Yoga studio moves into Southern Crescent

Photo by Heather Middleton

Photo by Heather Middleton

By Curt Yeomans


Monica Evans moved to Georgia from Germany a year ago with her Atlanta-born husband, and immediately began searching for a place to set up a yoga studio to serve people living in the Southern Crescent.

She spent a few months teaching yoga at a gym in McDonough, but wanted to find something more quiet and serene. Eventually, one of her students, who is also on the Arts Clayton Board of Directors, suggested that Evans lease a vacant back room at the arts organization's gallery in Jonesboro. So, 10 weeks ago, she left the setting of a gym and set up South Side Yoga at the Arts Clayton Gallery, which is located at 136 South Main Street, in Jonesboro.

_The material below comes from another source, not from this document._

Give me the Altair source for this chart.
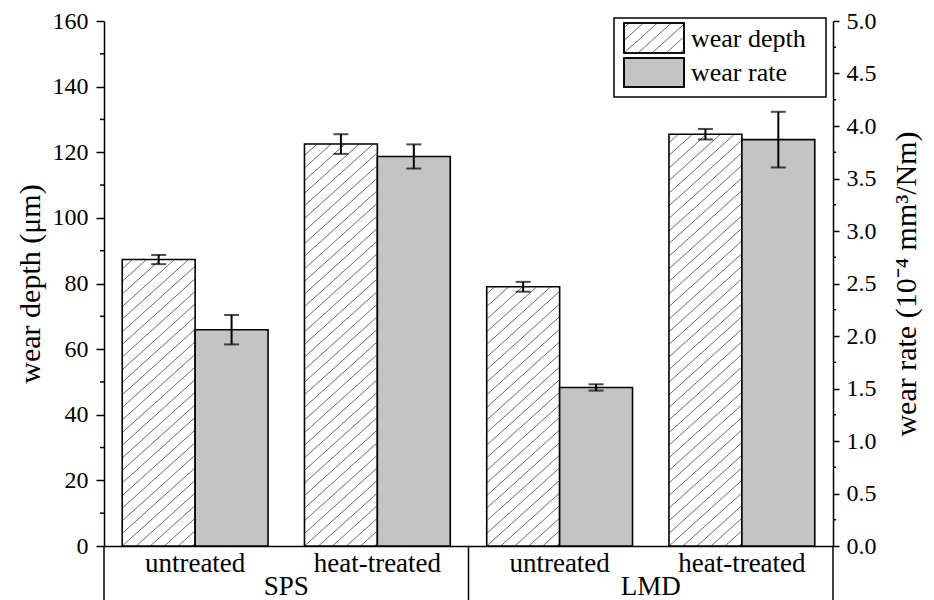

"There's a large yoga community on the Northside, but there isn't much here on the Southside," Evans said. "I want to grow something here. I want to build a yoga community here on the Southside that will, hopefully, grow, and grow for years to come."

Evans, who is certified by the American Yoga Alliance and has been teaching yoga in her native Germany and in the United States since 2001, said her classes range in size from three to 10 students, and she teaches 15 classes per week.

A former personal trainer, Evans, said she first got interested in yoga as a student in 1999, after deciding something was missing from her health routine, which consisted mostly of strength training with weights in a gym. She said she thinks yoga fills the void, because "it balances out all the work we do in the training" by focusing on mental health and flexibility.

During the classes, the students do a variety of yoga positions, ranging from Cobras, to Lunges, to Downward-Facing Dogs. "It's not just sitting there and meditating," Evans said. "Yoga is a wonderful way of recharging your batteries. I think it's a nice way to take care of our bodies."

As Evans worked with nine students in a basic Hatha Yoga class on Tuesday night, she urged her pupils to unwind from their work days through a series of breathing activities at the beginning of the class. "Release yourself from the hunched-over, curled-up position that comes after a long day at work," she said, as her pupils breathed in -- and then out. "The more we open up, the more oxygen we receive in our bodies."

Evans said she prefers the small class sizes, because that allows her to interact more with individual members of the class. "Anything more than 10 people in a class, and it gets hard to work with people individually," she said.

The yoga instructor said she liked the room she's leasing at the Arts Clayton gallery as soon as she saw it. The room, which has an exposed brick facade, and large windows facing Church Street, has enough space for about 12 yoga students to do their exercises without coming into contact with each other.

There is also a space for students to put aside their shoes and purses, or brief cases, without them getting in the way, a small kitchen where the students can make tea, and a shower space if anyone is just getting off work, or about to head to it. Evans said she also likes having a tie to the local arts community. "It's a nice way to bring attention to arts and health at the same time," she said.

Arts Clayton Gallery Manager Karen Powers, who is also one of Evans' students, said she and other gallery staff have seen people stopping to look at art in the facility, after attending a yoga class. "It's a wonderful thing to have Monica here, because it is an art, which many people don't realize, and it is a perfect match with the gallery," Powers said.

Several of Evans' students said they felt more flexible and focused after weeks, and in some cases, months, of working with Evans. Some of her students at South Side Yoga started out as students at the gym in McDonough.

"She's so knowledgeable," said McDonough resident, Liz Brantley, 51, an eight-month student who takes classes with her 16-year-old daughter, Brynna. "Any problem you may have, she can work around it ... I've seen my energy level and my focus increase as a result of these classes."

Riverdale resident, Suzanne Norman, said she, like Liz Brantley, has seen an increase in her focus and strength through participation in the class. Norman said she has been taking classes with Evans for five weeks.

"I'm glad she's here," Norman said. "I had been looking for something like this on the Southside, but couldn't find anything before. I was going to go to Decatur, but this is perfect."

Prices for classes at South Side Yoga run from $11 for a single class, to $50 for five classes, to $90 for 10 classes. The classes, which are offered throughout the week, range from basic Hatha Yoga, to stretching classes, to a lunchtime yoga class, to a surprise class on Saturdays. The Saturday classes are surprises, because participants never know in advance what Evans is going to have them do.